Algún periódico mencionaba que los cinco continentes habían llegado al año 2000 sin desbordamientos y sin que el problema informativo del “Y2K” estropeara el ambiente festivo. También subrayaba que la medianoche del 31 de diciembre de 1999, en el espacio aéreo solamente los fuegos artificiales iluminaban la oscura noche que quedaba atrás definitivamente. La música de todos los tiempos servía de fondo propicio para que estallara el optimismo y los buenos deseos para todos.
Recuerdo que el posible colapso del “Y2K” preocupaba a todo el mundo. Este temor generó gastos por más de seis mil millones de dólares, equivalente al costo de la segunda guerra mundial. Ese fin del año 1999, más allá de las negras profecías, las nubes amenazantes del Popocatépetl constituían un velado presagio que mantuvo alerta el ánimo de los mexicanos.
Han pasado ya dieciséis años, largos y penosos. Hoy que nos encontramos a finales del año 2016, no solo leo y veo a diario sobre las ejecuciones en todas las entidades del país, hoy me entero de cuerpos sin cabeza, sin manos, sin dedos, signos inequívocos de los mensajes que la delincuencia perfectamente organizada envía a quienes traicionan sus viles acciones y dejan de cumplir con sus órdenes. Parece ser que conforme avanza el siglo, así nos emparejamos con lo más vil y deleznable que hay en el ser humano: ese ingobernable sentimiento de ser el lobo del hombre.
Y veo que nuestro país entra en un torbellino de inseguridad física y patrimonial, de desequilibrios económicos, de incremento de la pobreza, de altísimos sentimientos de desconfianza, de corrupción junto con su compañera inseparable la impunidad, de desinterés por el prójimo, y del gran cinismo de los gobernantes para pretender tapar el sol con el meñique. Y aunado a ello, todo lo que ya se ha pronosticado y predicho para los inicios del siguiente año, que ya no se llama “cuesta de enero, sino de enero, febrero, marzo y abril”.
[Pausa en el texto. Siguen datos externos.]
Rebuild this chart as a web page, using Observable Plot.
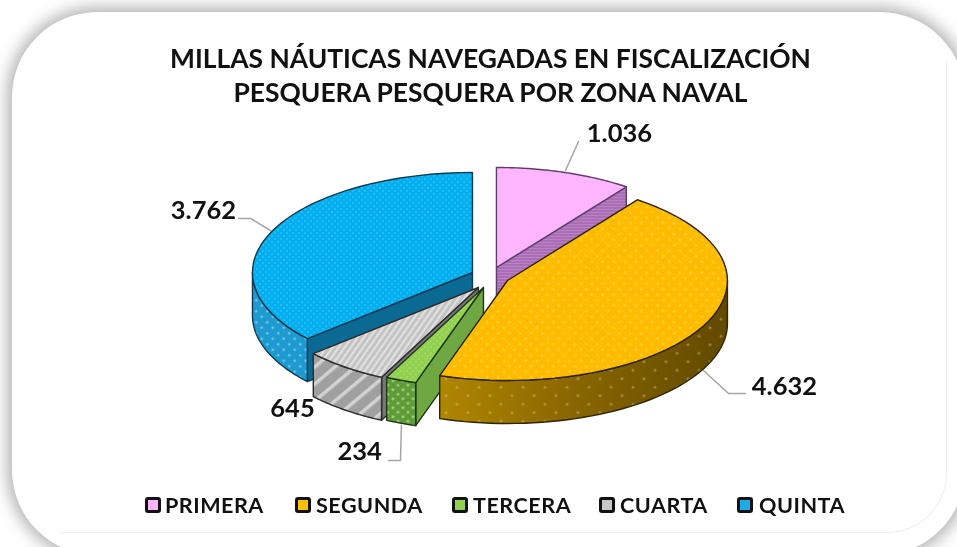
<!DOCTYPE html>
<html lang="es">
<head>
<meta charset="utf-8">
<script src="https://cdn.jsdelivr.net/npm/d3@7"></script>
<script src="https://cdn.jsdelivr.net/npm/@observablehq/plot@0.6"></script>
<style>
html,body{margin:0;padding:0;width:957px;height:547px;overflow:hidden;background:#fff;}
#stage{position:relative;width:957px;height:547px;overflow:hidden;font-family:Lato,sans-serif;color:#111;filter:blur(.5px);}
#card{position:absolute;left:12px;top:12px;width:953px;height:543px;border-radius:85px;background:#fff;box-shadow:0 0 16px 5px rgba(0,0,0,.3);}
#inner{position:absolute;left:60px;top:60px;width:886px;height:472px;border-right:1.5px solid #eee;border-bottom:1.5px solid #eee;border-bottom-right-radius:60px;}
#plot{position:absolute;left:0;top:0;}
#title{position:absolute;left:0;top:41px;width:981px;text-align:center;font-weight:700;font-size:26.4px;line-height:34px;color:#111;}
#legend{position:absolute;left:0;top:0;width:957px;height:547px;}
.sw{position:absolute;top:497px;width:10px;height:10px;border:3.5px solid #111;border-radius:3px;}
.lb{position:absolute;top:491px;font-weight:700;font-size:21.6px;line-height:28px;letter-spacing:.5px;white-space:nowrap;}
</style>
</head>
<body>
<div id="stage">
  <div id="card"></div>
  <div id="inner"></div>
  <div id="plot"></div>
  <div id="title">MILLAS NÁUTICAS NAVEGADAS EN FISCALIZACIÓN<br>PESQUERA PESQUERA POR ZONA NAVAL</div>
  <div id="legend"></div>
</div>
<script>
// Data
const zones = ["PRIMERA", "SEGUNDA", "TERCERA", "CUARTA", "QUINTA"];
const miles = [1036, 4632, 234, 645, 3762];
const valueLabels = ["1.036", "4.632", "234", "645", "3.762"];

// Pie layout, in pie units (radius 1, y upward)
const explodeX = [0.027, 0.077, -0.032, -0.055, -0.082];
const explodeY = [0.11, -0.02, -0.09, -0.09, 0.06];
const depth = 0.43;
const labelX = [0.586, 1.336, -0.595, -0.9, -1.305];
const labelY = [1.45, -1.08, -1.73, -1.3, 0.68];
const leaders = [
  [[0.341, 1.08], [0.4, 1.37]],
  [[0.968, -0.92], [1.082, -1.15], [1.159, -1.15]],
  [[-0.405, -1.47], [-0.409, -1.82], [-0.464, -1.82]],
  [],
  [[-1, 0.48], [-1.09, 0.6], [-1.145, 0.6]]
];

// Styles
const topFill = ["url(#pTopPink)", "url(#pTopGold)", "url(#pTopGreen)", "url(#pTopGrey)", "url(#pTopBlue)"];
const rimFill = [null, "url(#gGold)", "url(#pRimGreen)", "url(#pRimGrey)", "url(#pRimBlue)"];
const rimOverlay = [null, "url(#pRimGoldDots)", null, null, null];
const radialFill = ["url(#pRadPink)", null, "#6fa843", "#777", "#0b6a93"];
const edge = ["#5e3f6c", "#2f2404", "#1f3614", "#2b2b2b", "#0f3a50"];
const swatch = ["#ffb3ff", "#ffc000", "#92d050", "#c8c8c8", "#1fa9e8"];
const swatchX = [145, 295, 452, 599, 737];
const labelLeft = [165, 316, 473, 620, 759];

// Slices in degrees clockwise from the top
const total = d3.sum(miles);
let acc = 0;
const slices = miles.map((v, i) => {
  const a = acc; acc += v / total * 360;
  return {i, a, b: acc, cx: explodeX[i], cy: explodeY[i]};
});
const rad = d => d * Math.PI / 180;
const pt = (s, t, drop = 0) => ({x: s.cx + Math.sin(rad(t)), y: s.cy + Math.cos(rad(t)) - drop});
const arc = (s, a, b, drop = 0) => d3.range(0, 49).map(k => pt(s, a + (b - a) * k / 48, drop));
const closed = p => [...p, p[0]];
const topFace = s => closed([{x: s.cx, y: s.cy}, ...arc(s, s.a, s.b)]);
const radial = (s, t) => closed([{x: s.cx, y: s.cy}, pt(s, t), pt(s, t, depth), {x: s.cx, y: s.cy - depth}]);
const rim = (s, a, b) => closed([...arc(s, a, b), ...arc(s, a, b, depth).reverse()]);
const face = (pts, fill, stroke, sw = 1.4) =>
  Plot.line(pts, {x: "x", y: "y", fill, stroke, strokeWidth: sw, strokeLinejoin: "round", curve: "linear"});

const marks = [];
const [P, S, T, C, Q] = slices;
// Painter's order, back to front
marks.push(face(radial(P, P.b), radialFill[0], edge[0]), face(topFace(P), topFill[0], edge[0]));
marks.push(face(radial(Q, Q.a), radialFill[4], edge[4]), face(rim(Q, Q.a, 270), rimFill[4], edge[4]), face(topFace(Q), topFill[4], edge[4]));
marks.push(face(radial(C, C.a), radialFill[3], edge[3]), face(rim(C, C.a, C.b), rimFill[3], edge[3]), face(topFace(C), topFill[3], edge[3]));
marks.push(face(radial(T, T.a), radialFill[2], edge[2]), face(rim(T, T.a, T.b), rimFill[2], edge[2]), face(topFace(T), topFill[2], edge[2]));
marks.push(face(rim(S, 90, S.b), rimFill[1], "none"), face(rim(S, 90, S.b), rimOverlay[1], edge[1]), face(topFace(S), topFill[1], edge[1]));
// Leaders and value labels
leaders.forEach(l => { if (l.length) marks.push(Plot.line(l.map(([x, y]) => ({x, y})), {x: "x", y: "y", stroke: "#a6a6a6", strokeWidth: 1.5, curve: "linear"})); });
marks.push(Plot.text(valueLabels.map((t, i) => ({t, x: labelX[i], y: labelY[i]})), {
  x: "x", y: "y", text: "t", fontSize: 25.5, fontWeight: 700, fontFamily: "Lato, sans-serif", fill: "#111", textAnchor: "middle", lineAnchor: "middle"
}));

const chart = Plot.plot({
  width: 957, height: 547, margin: 0,
  style: {background: "transparent", overflow: "visible"},
  x: {domain: [-1, 1], range: [270, 710], axis: null},
  y: {domain: [1, -1], range: [178, 378], axis: null},
  marks
});

const dot = (id, w, h, bg, c, r, off = true) => `<pattern id="${id}" width="${w}" height="${h}" patternUnits="userSpaceOnUse">
  <rect width="${w}" height="${h}" fill="${bg}"/>
  <circle cx="${w/4}" cy="${h/4}" r="${r}" fill="${c}"/>
  ${off ? `<circle cx="${3*w/4}" cy="${3*h/4}" r="${r}" fill="${c}"/>` : ""}
</pattern>`;
const stripe = (id, s, bg, c, sw, angle) => `<pattern id="${id}" width="${s}" height="${s}" patternUnits="userSpaceOnUse" patternTransform="rotate(${angle})">
  <rect width="${s}" height="${s}" fill="${bg}"/><rect width="${sw}" height="${s}" fill="${c}"/>
</pattern>`;
chart.insertAdjacentHTML("afterbegin", `<defs>
  ${dot("pTopPink", 4, 4, "#ffb3ff", "#ffc4ff", .7)}
  ${dot("pTopGold", 11, 11, "#ffbb00", "#ffdf55", 1.1)}
  ${dot("pTopGreen", 6, 6, "#92d050", "#b4e483", .8)}
  ${dot("pTopBlue", 6, 6, "#00aeef", "#66d3fa", .8)}
  ${dot("pRimBlue", 11, 11, "#1d9bd0", "#a6def2", 1.1)}
  ${dot("pRimGreen", 10, 9, "#5f9c37", "#b6dc9b", 1.2)}
  ${dot("pRimGoldDots", 22, 17, "transparent", "rgba(225,215,170,.5)", 1.2)}
  ${stripe("pTopGrey", 5, "#c4c4c4", "#e4e4e4", 1.8, 35)}
  ${stripe("pRimGrey", 13, "#a0a0a0", "#d2d2d2", 3.5, 50)}
  ${stripe("pRadPink", 3, "#bd80c7", "#955ea1", 1, 90)}
  <linearGradient id="gGold" x1="0" x2="1" y1="0" y2="0">
    <stop offset="0" stop-color="#b08600"/><stop offset=".45" stop-color="#8a6700"/><stop offset="1" stop-color="#614900"/>
  </linearGradient>
</defs>`);
document.getElementById("plot").append(chart);

const legend = document.getElementById("legend");
zones.forEach((z, i) => {
  const s = document.createElement("div");
  s.className = "sw"; s.style.left = swatchX[i] + "px"; s.style.background = swatch[i];
  const l = document.createElement("div");
  l.className = "lb"; l.style.left = labelLeft[i] + "px"; l.textContent = z;
  legend.append(s, l);
});
</script>
</body>
</html>
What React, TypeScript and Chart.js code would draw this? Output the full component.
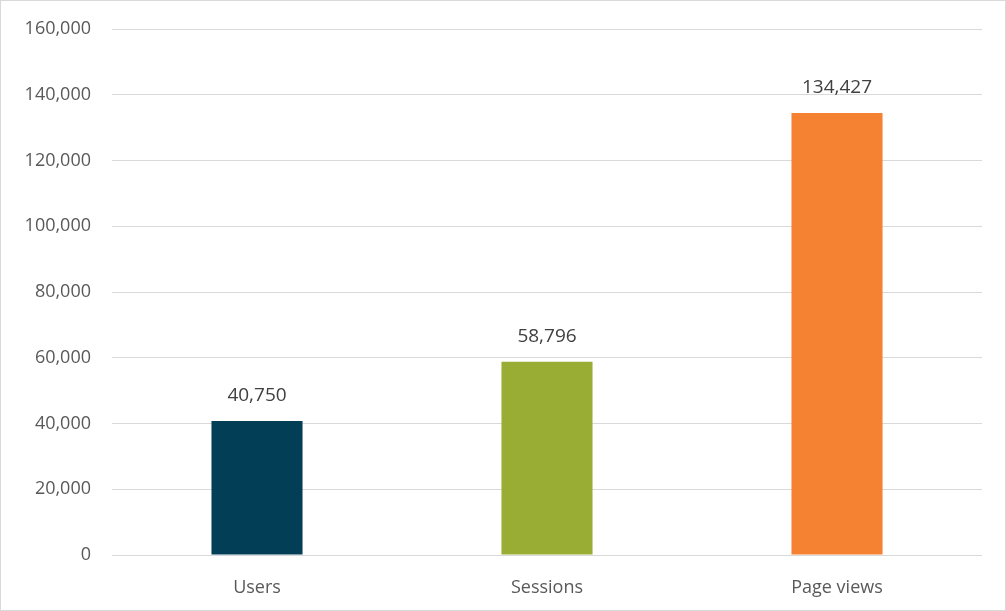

Lo cierto es que hoy tenemos un país desinformado y cacarizo. Desinformado por todas las mentiras y vilezas que a diario se esparcen, cacarizo por los huecos y los hoyos que los habitantes tienen en los bolsillos y en los estómagos.
No cabe duda que cuando llegó el año 2000, todas las campanas anunciaron la buena nueva. Todavía esperamos que un horizonte ancho y luminoso de vida plena nos espera, cuando abordamos el primer minuto de cada año nuevo. Sin embargo, y sin ser pesimista, solo creo que no veremos escenarios nuevos, distintos. Y me temo que estos escenarios, por su crudeza, seguramente nos estremecerán.